## To be done
Exactly as written, write out the lines below from the first to the one containing "depth = 2 * DEPTH / (B - T)", inclusive. Pictures do not belong in the copy.

## Extracted information
◇ ◇ ◇ ◇ ◇

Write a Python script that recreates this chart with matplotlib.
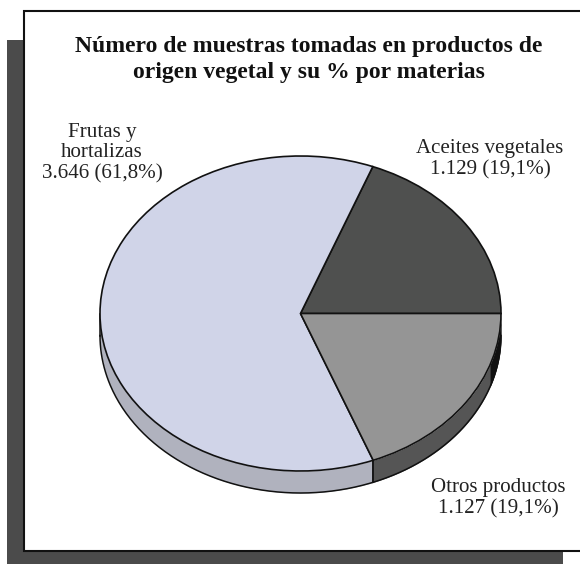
import numpy as np
import matplotlib
matplotlib.use("Agg")
import matplotlib.pyplot as plt
from matplotlib.patches import Rectangle

W, H = 580, 564
categories = ["Aceites vegetales", "Frutas y\nhortalizas", "Otros productos"]
values = [1129, 3646, 1127]
pct_labels = ["1.129 (19,1%)", "3.646 (61,8%)", "1.127 (19,1%)"]
top_colors = ["#4f504f", "#d0d4e8", "#959595"]
side_colors = ["#505050", "#b0b2be", "#555555"]
title = "Número de muestras tomadas en productos de\norigen vegetal y su % por materias"

plt.rcParams["font.family"] = ["Liberation Serif", "DejaVu Serif"]
fig = plt.figure(figsize=(W / 100, H / 100), dpi=100, facecolor="white")
bg = fig.add_axes([0, 0, 1, 1])
bg.set_xlim(0, W); bg.set_ylim(H, 0); bg.axis("off")
bg.add_patch(Rectangle((7, 40), 556, 524, fc="#4b4b4b", ec="none"))
bg.add_patch(Rectangle((24, 11), 580, 540, fc="white", ec="#111111", lw=1.5))

L, R, T, B = 100, 501, 156, 471
DEPTH = 22
ax = fig.add_axes([L / W, 1 - B / H, (R - L) / W, (B - T) / H])
depth = 2 * DEPTH / (B - T)

edges = np.concatenate([[0], np.cumsum(values)]) / sum(values) * 360
for a0, a1, c in zip(edges[:-1], edges[1:], side_colors):
    lo, hi = max(a0, 180), min(a1, 360)
    if hi <= lo:
        continue
    t = np.radians(np.linspace(lo, hi, 200))
    x = np.cos(t)
    ax.fill_between(x, np.sin(t), np.sin(t) - depth, color=c, lw=0, clip_on=False, zorder=1)
    ax.plot(x, np.sin(t) - depth, color="#111111", lw=1.1, clip_on=False, zorder=2)
    ax.plot([x[0], x[0]], [np.sin(t[0]), np.sin(t[0]) - depth], color="#111111", lw=1.1, clip_on=False, zorder=2)
    if hi < 360:
        ax.plot([x[-1], x[-1]], [np.sin(t[-1]), np.sin(t[-1]) - depth], color="#111111", lw=1.1, clip_on=False, zorder=2)
    else:
        # shaded crescent at the right end of the rim
        s = np.radians(np.linspace(341, 360, 60))
        ax.fill_between(np.cos(s), np.sin(s), np.sin(s) - depth, color="#111111", lw=0, clip_on=False, zorder=1.5)

wedges, _ = ax.pie(values, colors=top_colors, startangle=0, counterclock=True, radius=1,
                   wedgeprops=dict(edgecolor="#111111", linewidth=1.2))
for w in wedges:
    w.set_zorder(3)
ax.set_aspect("auto")
ax.set_xlim(-1, 1)
ax.set_ylim(-1, 1)
ax.patch.set_alpha(0)

bg.text(309, 59.5, title, ha="center", va="center", fontsize=17, fontweight="bold",
        color="#111111", linespacing=1.28)
txt = dict(ha="center", va="center", fontsize=15.1, color="#222222", linespacing=1.13)
bg.text(102, 153, categories[1] + "\n" + pct_labels[1], **txt)
bg.text(490, 159.5, categories[0] + "\n" + pct_labels[0], **txt)
bg.text(498, 498, categories[2] + "\n" + pct_labels[2], **txt)

fig.savefig("out.png", dpi=100)
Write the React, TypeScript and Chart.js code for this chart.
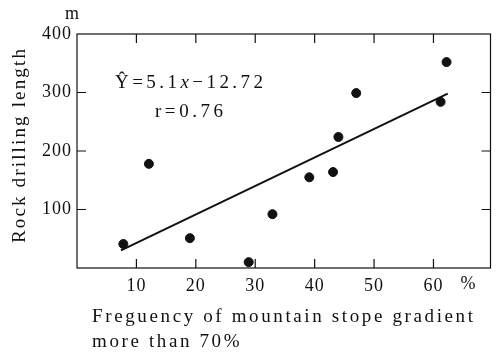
import React, { useEffect, useRef } from 'react';
import { Chart, registerables } from 'chart.js';

Chart.register(...registerables);

// ---- data ----
const xTickValues = [10, 20, 30, 40, 50, 60];
const yTickValues = [100, 200, 300, 400];
const slopeFreq = [7.8, 12.1, 19.0, 28.9, 32.9, 39.1, 43.1, 44.0, 47.0, 61.2, 62.2];
const drillLength = [41, 178, 51, 10, 92, 155, 164, 224, 299, 284, 352];
const fitX = [7.4, 62.4];
const fitY = [30, 298];

const xTitleLines = ['Freguency of mountain stope gradient', 'more than 70%'];
const yTitle = 'Rock drilling length';
const yUnit = 'm';
const xUnit = '%';
const eqParts = ['Ŷ=5.1', 'x', '−12.72'];
const rText = 'r=0.76';

const FONT = "'Liberation Serif', 'Times New Roman', serif";
const INK = '#111';

function setFont(ctx: CanvasRenderingContext2D, size: number, italic = false) {
  ctx.font = `${italic ? 'italic ' : ''}${size}px ${FONT}`;
}

function spacedWidth(ctx: CanvasRenderingContext2D, s: string, target: number) {
  (ctx as any).letterSpacing = '0px';
  const w = ctx.measureText(s).width;
  return Math.max(0, (target - w) / Math.max(1, s.length - 1));
}

const decorPlugin = {
  id: 'decor',
  beforeDraw(chart: any) {
    (chart.ctx as any).letterSpacing = '1px';
  },
  afterDraw(chart: any) {
    const ctx: CanvasRenderingContext2D = chart.ctx;
    const a = chart.chartArea;
    const xs = chart.scales.x;
    const ys = chart.scales.y;
    ctx.save();
    (ctx as any).letterSpacing = '0px';
    ctx.strokeStyle = INK;
    ctx.lineWidth = 1.2;
    ctx.strokeRect(a.left, a.top, a.right - a.left, a.bottom - a.top);
    const tl = 9;
    ctx.beginPath();
    xTickValues.forEach((v) => {
      const px = xs.getPixelForValue(v);
      ctx.moveTo(px, a.bottom);
      ctx.lineTo(px, a.bottom - tl);
      ctx.moveTo(px, a.top);
      ctx.lineTo(px, a.top + tl);
    });
    yTickValues.forEach((v) => {
      if (v >= 400) return;
      const py = ys.getPixelForValue(v);
      ctx.moveTo(a.left, py);
      ctx.lineTo(a.left + tl, py);
      ctx.moveTo(a.right, py);
      ctx.lineTo(a.right - tl, py);
    });
    ctx.stroke();

    ctx.fillStyle = INK;
    ctx.textBaseline = 'middle';

    setFont(ctx, 18);
    ctx.textAlign = 'center';
    ctx.fillText(yUnit, 72, 14);
    ctx.fillText(xUnit, 468, xs.top + 16);

    setFont(ctx, 19);
    ctx.save();
    ctx.translate(20, 145);
    ctx.rotate(-Math.PI / 2);
    (ctx as any).letterSpacing = spacedWidth(ctx, yTitle, 194) + 'px';
    ctx.textAlign = 'center';
    ctx.fillText(yTitle, 0, 0);
    ctx.restore();

    setFont(ctx, 19);
    ctx.textAlign = 'left';
    const ls = spacedWidth(ctx, xTitleLines[0], 381);
    (ctx as any).letterSpacing = ls + 'px';
    ctx.fillText(xTitleLines[0], 92, 317);
    ctx.fillText(xTitleLines[1], 92, 342);

    // equation: spread to the width seen in the reference
    (ctx as any).letterSpacing = '0px';
    let natural = 0;
    let nChars = 0;
    eqParts.forEach((p, i) => {
      setFont(ctx, 19, i === 1);
      natural += ctx.measureText(p).width;
      nChars += p.length;
    });
    const eqLs = Math.max(0, (148 - natural) / (nChars - 1));
    (ctx as any).letterSpacing = eqLs + 'px';
    let cx = 115;
    eqParts.forEach((p, i) => {
      setFont(ctx, 19, i === 1);
      ctx.fillText(p, cx, 83);
      cx += ctx.measureText(p).width;
    });
    setFont(ctx, 19);
    (ctx as any).letterSpacing = spacedWidth(ctx, rText, 68) + 'px';
    ctx.fillText(rText, 155, 112);
    ctx.restore();
  },
};

export default function App() {
  const ref = useRef<HTMLCanvasElement>(null);
  useEffect(() => {
    let chart: Chart | null = null;
    let cancelled = false;
    const build = () => {
      if (cancelled) return;
      const canvas = ref.current!;
      chart = new Chart(canvas, {
        data: {
          datasets: [
            {
              type: 'scatter',
              data: slopeFreq.map((x, i) => ({ x, y: drillLength[i] })),
              backgroundColor: INK,
              borderColor: INK,
              pointRadius: 4.5,
              pointHoverRadius: 4.5,
            },
            {
              type: 'line',
              data: fitX.map((x, i) => ({ x, y: fitY[i] })),
              borderColor: INK,
              borderWidth: 2,
              pointRadius: 0,
              fill: false,
            },
          ],
        } as any,
        options: {
          animation: false,
          responsive: false,
          maintainAspectRatio: false,
          layout: { padding: { left: 0, top: 34, right: 4, bottom: 0 } },
          plugins: { legend: { display: false }, tooltip: { enabled: false }, title: { display: false } },
          scales: {
            x: {
              type: 'linear',
              min: 0,
              max: 69.6,
              grid: { display: false, drawTicks: false },
              border: { display: false },
              afterBuildTicks: (s: any) => {
                s.ticks = xTickValues.map((v) => ({ value: v }));
              },
              afterFit: (s: any) => {
                s.height = 87;
              },
              ticks: {
                padding: 7,
                color: INK,
                font: { family: FONT, size: 18 },
                maxRotation: 0,
                autoSkip: false,
              },
            },
            y: {
              type: 'linear',
              min: 0,
              max: 400,
              grid: { display: false, drawTicks: false },
              border: { display: false },
              afterBuildTicks: (s: any) => {
                s.ticks = yTickValues.map((v) => ({ value: v }));
              },
              afterFit: (s: any) => {
                s.width = 77;
              },
              ticks: {
                padding: 5,
                color: INK,
                font: { family: FONT, size: 18 },
                autoSkip: false,
              },
            },
          },
        } as any,
        plugins: [decorPlugin],
      });
    };
    const fonts: any = (document as any).fonts;
    if (fonts && fonts.load) {
      Promise.all([
        fonts.load("16px 'Liberation Serif'"),
        fonts.load("italic 16px 'Liberation Serif'"),
      ])
        .catch(() => null)
        .then(build);
    } else {
      build();
    }
    return () => {
      cancelled = true;
      if (chart) chart.destroy();
    };
  }, []);
  return (
    <div style={{ position: 'fixed', left: 0, top: 0, width: 496, height: 355, background: '#fff' }}>
      <canvas ref={ref} width={496} height={355} style={{ display: 'block' }} />
    </div>
  );
}
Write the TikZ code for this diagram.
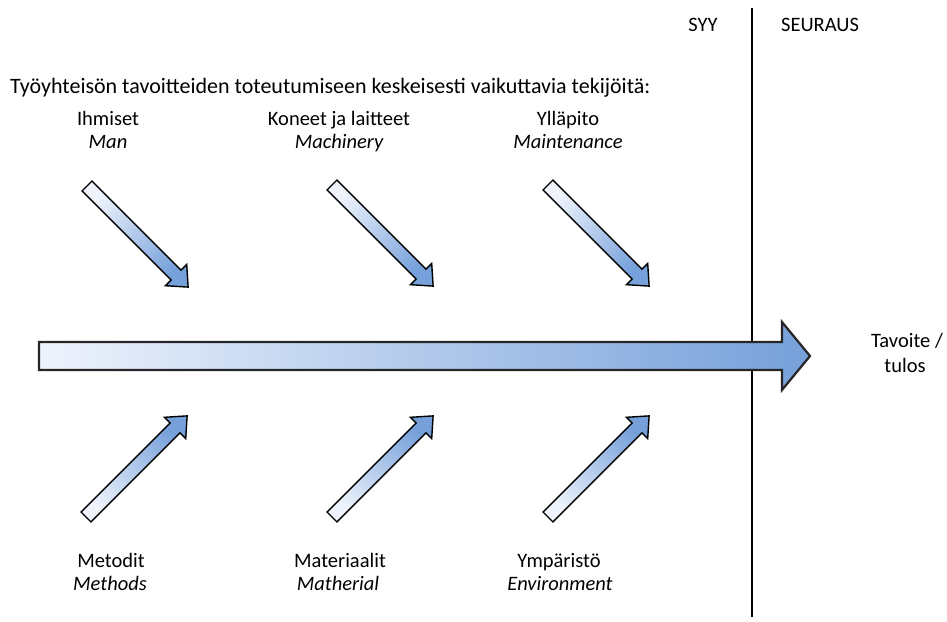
\documentclass[tikz,border=0pt]{standalone}
\usepackage{fontspec}
\setmainfont{Carlito}
\definecolor{lightend}{RGB}{238,243,252}
\definecolor{blueend}{RGB}{118,160,218}
\tikzset{
  lbl/.style={inner sep=0pt, align=center, font=\fontsize{20.5}{24}\selectfont},
  titlelbl/.style={inner sep=0pt, font=\fontsize{22}{26}\selectfont},
  downarrow/.style={draw=black, line width=1.4pt, line join=miter, top color=lightend, bottom color=blueend, shading angle=45},
  uparrow/.style={draw=black, line width=1.4pt, line join=miter, top color=blueend, bottom color=lightend, shading angle=-45},
  bigarrow/.style={draw=black!85, line width=2.2pt, line join=miter, left color=lightend, right color=blueend},
  divider/.style={draw=black, line width=1.8pt}
}
\newcommand{\blockarrow}[3]{%
  \begin{scope}[shift={#1}, rotate=#2]
    \path[#3] (0,-7) -- (126,-7) -- (126,-15) -- (143,0) -- (126,15) -- (126,7) -- (0,7) -- cycle;
  \end{scope}}
\begin{document}
\begin{tikzpicture}[x=1pt,y=1pt]
\useasboundingbox[fill=white] (0,0) rectangle (947,621);
% divider line
\coordinate (dtop) at (752,613);
\coordinate (dbot) at (752,4);
\draw[divider] (dtop) -- (dbot);
% main arrow
\path[bigarrow] (39,251) -- (782,251) -- (782,231) -- (810,265) -- (782,299) -- (782,279) -- (39,279) -- cycle;
% top arrows
\blockarrow{(87,435)}{-45}{downarrow}
\blockarrow{(332,436)}{-45}{downarrow}
\blockarrow{(548,436)}{-45}{downarrow}
% bottom arrows
\blockarrow{(86,104)}{45}{uparrow}
\blockarrow{(332,104)}{45}{uparrow}
\blockarrow{(548,104)}{45}{uparrow}
% texts
\node[lbl, anchor=base] (syy) at (703,589) {SYY};
\node[lbl, anchor=base] (seuraus) at (820,589) {SEURAUS};
\node[titlelbl, anchor=base west] (title) at (10,527) {Työyhteisön tavoitteiden toteutumiseen keskeisesti vaikuttavia tekijöitä:};
\node[lbl, anchor=base] (ihm) at (108,495) {Ihmiset};
\node[lbl, anchor=base] (man) at (108,472) {\itshape Man};
\node[lbl, anchor=base] (kon) at (339,495) {Koneet ja laitteet};
\node[lbl, anchor=base] (mach) at (339,472) {\itshape Machinery};
\node[lbl, anchor=base] (yll) at (568,495) {Ylläpito};
\node[lbl, anchor=base] (maint) at (568,472) {\itshape Maintenance};
\node[lbl, anchor=base] (met) at (111,54) {Metodit};
\node[lbl, anchor=base] (meth) at (110,31) {\itshape Methods};
\node[lbl, anchor=base] (mat) at (340,54) {Materiaalit};
\node[lbl, anchor=base] (math) at (338,31) {\itshape Matherial};
\node[lbl, anchor=base] (ymp) at (559,54) {Ympäristö};
\node[lbl, anchor=base] (env) at (560,31) {\itshape Environment};
\node[lbl, anchor=base] (tav) at (907,273) {Tavoite /};
\node[lbl, anchor=base] (tul) at (905,248) {tulos};
\end{tikzpicture}
\end{document}
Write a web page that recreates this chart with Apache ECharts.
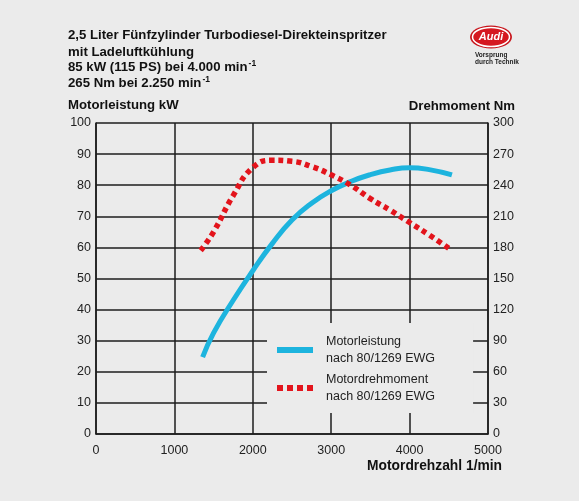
<!DOCTYPE html>
<html><head><meta charset="utf-8">
<script src="https://cdn.jsdelivr.net/npm/echarts@6/dist/echarts.min.js"></script>
<style>html,body{margin:0;padding:0;background:#ebebeb}#c{width:579px;height:501px}</style>
</head><body><div id="c"></div>
<script>
const rpmPower = [1360,1500,1750,2000,2250,2500,2750,3000,3250,3500,3750,4000,4250,4540];
const powerKW  = [24.7,32.5,43,52.5,61.3,68.8,74.2,78.2,81.2,83.4,84.9,85.6,85.0,83.3];
const rpmTorque = [1335,1500,1750,2000,2250,2500,2750,3000,3250,3500,3750,4000,4250,4500];
const torqueNm  = [177,195,230,257,264,263,258,250,240,227,216,204,192,179];
const xTicks = [0,1000,2000,3000,4000,5000];
const titleLines = ['2,5 Liter Fünfzylinder Turbodiesel-Direkteinspritzer','mit Ladeluftkühlung','85 kW (115 PS) bei 4.000 min{s|-1}','265 Nm bei 2.250 min{s|-1}'];
const legendNames = ['Motorleistung\nnach 80/1269 EWG','Motordrehmoment\nnach 80/1269 EWG'];

const FONT = '"Liberation Sans", Arial, sans-serif';
const chart = echarts.init(document.getElementById('c'), null, {renderer:'canvas'});
const lineCol = '#1c1c1c';
const titleGraphics = titleLines.map((t,i)=>({
  type:'text', left:68, top:[29,46,59,75][i],
  style:{text:t, font:'bold 13.2px '+FONT, fill:'#111',
    rich:{s:{fontSize:8.5, fontWeight:'bold', verticalAlign:'top', padding:[0,0,7,1], fill:'#111', fontFamily:FONT}}}
}));
chart.setOption({
  backgroundColor:'#ebebeb',
  textStyle:{fontFamily:FONT},
  animation:false,
  grid:{left:96, right:91, top:123, bottom:67},
  legend:{
    orient:'vertical', left:267, top:323, padding:[10,38,8,10],
    backgroundColor:'#ebebeb', itemWidth:36, itemHeight:6, itemGap:4,
    textStyle:{fontSize:12.5, color:'#222', lineHeight:17, padding:[0,0,0,8], fontFamily:FONT},
    data:[
      {name:legendNames[0], icon:'rect', itemStyle:{color:'#1db4de'}},
      {name:legendNames[1], icon:'path://M0,0h6v6h-6z M10,0h6v6h-6z M20,0h6v6h-6z M30,0h6v6h-6z', itemStyle:{color:'#e3141c'}}
    ]
  },
  xAxis:{type:'value', min:0, max:5000, interval:1000,
    axisLine:{show:true, lineStyle:{color:lineCol, width:1.5}},
    axisTick:{show:false},
    axisLabel:{color:'#222', fontSize:12.5, margin:10, customValues:xTicks, formatter:v=>String(v)},
    splitLine:{show:true, lineStyle:{color:lineCol, width:1.5}}
  },
  yAxis:[
    {type:'value', min:0, max:100, interval:10, position:'left',
      axisLine:{show:true, lineStyle:{color:lineCol, width:1.5}},
      axisTick:{show:false},
      axisLabel:{color:'#222', fontSize:12.5, margin:5},
      splitLine:{show:true, lineStyle:{color:lineCol, width:1.5}}},
    {type:'value', min:0, max:300, interval:30, position:'right',
      axisLine:{show:true, lineStyle:{color:lineCol, width:1.5}},
      axisTick:{show:false},
      axisLabel:{color:'#222', fontSize:12.5, margin:5},
      splitLine:{show:false}}
  ],
  series:[
    {name:legendNames[0], type:'line', yAxisIndex:0, smooth:0.5, symbol:'none',
      lineStyle:{color:'#1db4de', width:5}, itemStyle:{color:'#1db4de'}, z:3,
      data:rpmPower.map((r,i)=>[r,powerKW[i]])},
    {name:legendNames[1], type:'line', yAxisIndex:1, smooth:0.5, symbol:'none',
      lineStyle:{color:'#e3141c', width:5.5, type:[5,4]}, itemStyle:{color:'#e3141c'}, z:3,
      data:rpmTorque.map((r,i)=>[r,torqueNm[i]])}
  ],
  graphic:[
    ...titleGraphics,
    {type:'text', left:68, top:99, style:{text:'Motorleistung kW', font:'bold 13.2px '+FONT, fill:'#111'}},
    {type:'text', right:64, top:100, style:{text:'Drehmoment Nm', font:'bold 13.2px '+FONT, fill:'#111'}},
    {type:'text', right:77, top:459, style:{text:'Motordrehzahl 1/min', font:'bold 13.8px '+FONT, fill:'#111'}},
    {type:'ellipse', shape:{cx:491, cy:37, rx:21, ry:11.5}, style:{fill:'#c8161d'}},
    {type:'ellipse', shape:{cx:491, cy:37, rx:18.5, ry:9.5}, style:{fill:'#d51820', stroke:'#fff', lineWidth:1.5}},
    {type:'text', x:491, y:37, style:{text:'Audi', font:'bold italic 11px '+FONT, fill:'#fff', align:'center', verticalAlign:'middle'}},
    {type:'text', left:475, top:52, style:{text:'Vorsprung\ndurch Technik', font:'bold 6.5px '+FONT, fill:'#222', lineHeight:7}}
  ]
});
</script></body></html>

◇ ◇ ◇ ◇ ◇

## The completed task
Write a Python script that recreates this chart with matplotlib.
import numpy as np
import matplotlib
matplotlib.use("Agg")
import matplotlib.pyplot as plt
from matplotlib.patches import Rectangle

W, H = 580, 564
categories = ["Aceites vegetales", "Frutas y\nhortalizas", "Otros productos"]
values = [1129, 3646, 1127]
pct_labels = ["1.129 (19,1%)", "3.646 (61,8%)", "1.127 (19,1%)"]
top_colors = ["#4f504f", "#d0d4e8", "#959595"]
side_colors = ["#505050", "#b0b2be", "#555555"]
title = "Número de muestras tomadas en productos de\norigen vegetal y su % por materias"

plt.rcParams["font.family"] = ["Liberation Serif", "DejaVu Serif"]
fig = plt.figure(figsize=(W / 100, H / 100), dpi=100, facecolor="white")
bg = fig.add_axes([0, 0, 1, 1])
bg.set_xlim(0, W); bg.set_ylim(H, 0); bg.axis("off")
bg.add_patch(Rectangle((7, 40), 556, 524, fc="#4b4b4b", ec="none"))
bg.add_patch(Rectangle((24, 11), 580, 540, fc="white", ec="#111111", lw=1.5))

L, R, T, B = 100, 501, 156, 471
DEPTH = 22
ax = fig.add_axes([L / W, 1 - B / H, (R - L) / W, (B - T) / H])
depth = 2 * DEPTH / (B - T)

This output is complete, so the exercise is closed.